Insider trading is among the most notorious forms of white-collar crime. While it might seem a little sterile and harmless, it’s just as financially damaging as any more hands-on form of robbery. Let’s take a look at what it is, and why lawmakers around the world have decided to put severe restrictions on it.
What is Insider Trading?
An insider is a person within a company who has access to information that’s not in the public domain. They might also have stock equally more than 10% of a firm’s equity. This information might be used to make profitable transactions on the stock market. For example, a trader with advanced knowledge that a series of store closures are going to be announced might pre-emptively sell all of their stock, only to buy it again when the price goes down.
Behaviour of this sort isn’t inherently illegal – but inside traders must register transactions they make with the relevant authority. When the number of trades of a given stock fluctuate in the absence of any announcement from the company, then the authorities have reason to suspect insider trading.
Why is Insider Trading Illegal?
Insider trading is illegal because the trader responsible is at an unfair advantage compared to investors who don’t have access to the same information. This can create an environment where investment in general is discouraged – because who would want to take a chance on an unknown company when there might be an inside trader looking to get rich at their expense. The practice can give the impression that the market is rigged.
It’s largely for this reason that financial authorities across the world clamp down hard on trades of this kind.
In many cases, the person committing the inside trade owes a fiduciary duty to the company’s shareholders.
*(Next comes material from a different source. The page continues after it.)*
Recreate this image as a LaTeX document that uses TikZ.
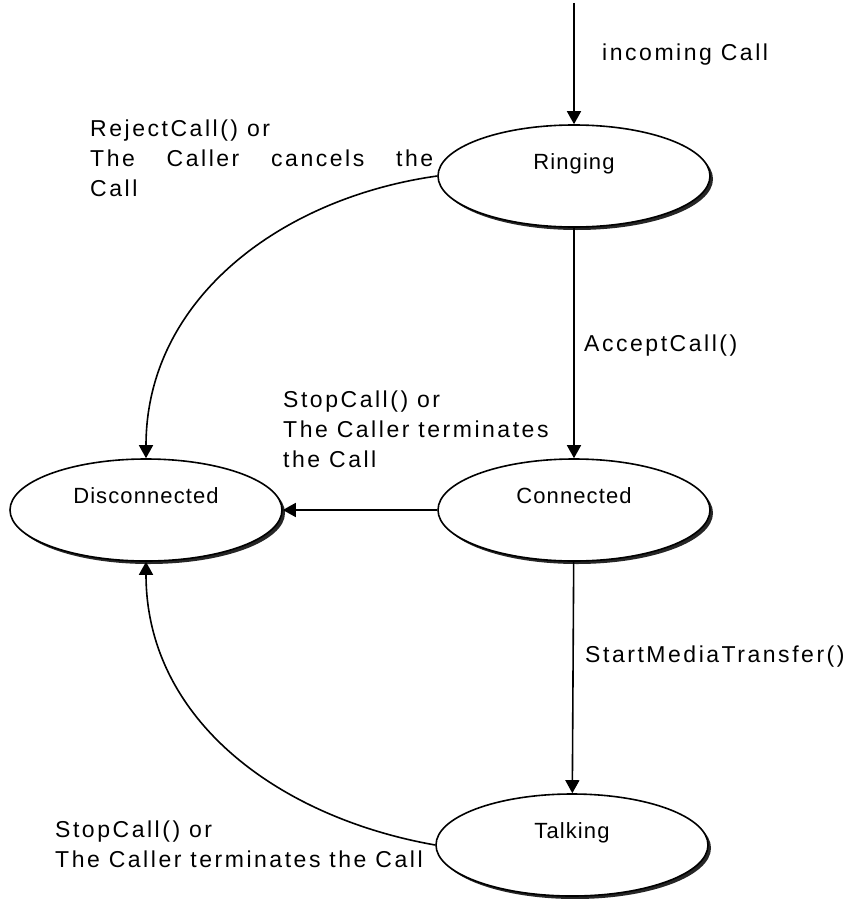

That is, they’re responsible for the financial wellbeing of those people, just as a medical practitioner might be responsible for the physical wellbeing of their patients.
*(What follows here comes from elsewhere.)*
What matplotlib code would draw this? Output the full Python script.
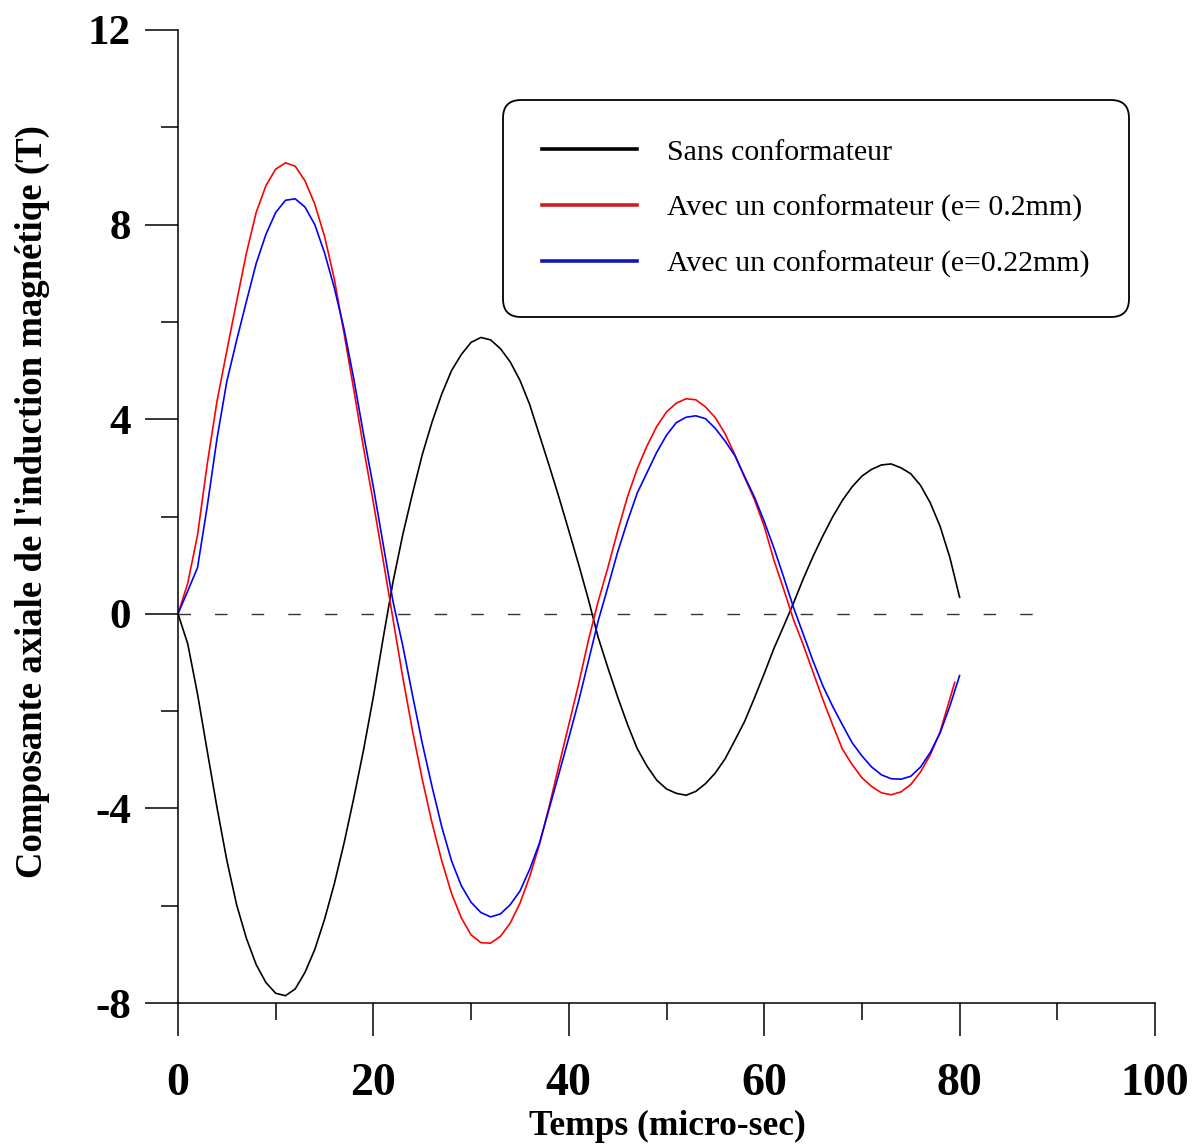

Insider trading can, however, take place in the absence of any duty of this kind. It can sometimes be brought to light by the discovery of other white-collar crimes, like corporate espionage.
Is there room for regulation?
There does exist a school of thought which holds that insider trading isn’t actually all that bad, and that a better approach would be to regulate trades of this kind rather than ban them outright. There are a few arguments in favour of allowing insider trading. For one thing, trades informed by non-public information might allow risk to be conveyed to the public without disclosing that information.
If the price of a share suddenly plunges without apparent cause, you might take it as read that something has happened. Many argue that banning the practice only delays what might happen anyway.